Prairie, Dresses, Art, Other similarly stretches notions of genre, demanding that readers pay attention in ways that may not always feel familiar. Attention—and the possibility that paying attention will unsettle you—is one of Dutton’s main subjects here. In “Nocturne,” the story’s main character feels disoriented while staying at her mother’s house: “Several minutes ticked away as she waited for panic to pass. But the sun was clearly rising on the wrong side of that yard. Or else she’d woken back-to-front, and this was what it was like to face the ass-side of your mind.”
I love that blunt, funny phrase: “the ass-side of your mind.” Your mind as shopper trying to see their own ass in the dressing-room mirror. Your mind as dog trying to chew its own tail. The phrase captures something essential about Dutton’s ongoing exploration across her books of the relationship between words and images, between fiction and visual art.
She gives her sensibility explicit expression in the essay “A Picture Held Us Captive.” Dutton begins, “Ostensibly I write novels and stories, yet I often find myself more interested in spaces and things than in plots.

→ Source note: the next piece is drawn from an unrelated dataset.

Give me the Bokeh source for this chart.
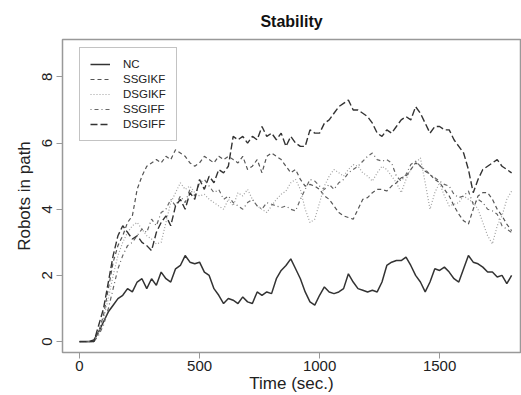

The world is astonishing. I want to ask: How might fiction be conceived of as a space within which we attend to the world? A way of opening spaces—prairies, paragraphs, rooms—in which the world can occur? How might a story embody a specific way of looking? By looking I mean seeing, but I also mean a way of being in relation to the world, a politics of attention.”
Here, she tells us what she wants to do; elsewhere in the book, she does it, opening spaces in her fictions that feel at once fresh and familiar because of how she attends to those spaces, drawing our eye to what we might not have noticed before. Take this sentence from “My Wonderful Description of Flowers”: “The street lamps in the mist are wild pearls of light.” Those pearls at once make sense to my eye, while also remaining strange.
Traditionally speaking, one measure of a good story is that it carries the reader (and the characters) forward. It’s propulsive, it has momentum, you’re supposed to want to see what happens and why it happens. You’re meant to read for the what then, the why, the because. As the narrator of “My Wonderful Description” says, “plot is so seductive. You don’t really want it to stop. Or you don’t know how to stop it.” But Dutton’s stories ask us to accept a narrative mode that operates on an associative logic rather than a causative one. Things happen, but it’s not always obvious why. That diminishment of cause-and-effect challenges certain traditional notions of plot, and the reader senses that wherever the story may be going, it won’t wind up in familiar territory. For me, this terra incognita was fun to explore, but I confess I had to re-read the opening stories before I felt I had my bearings. Why? My hunch is that I’ve read plenty of essays that borrow techniques from fiction, and encountered fewer stories that play with the kinds of associative leaps we often see in the essay.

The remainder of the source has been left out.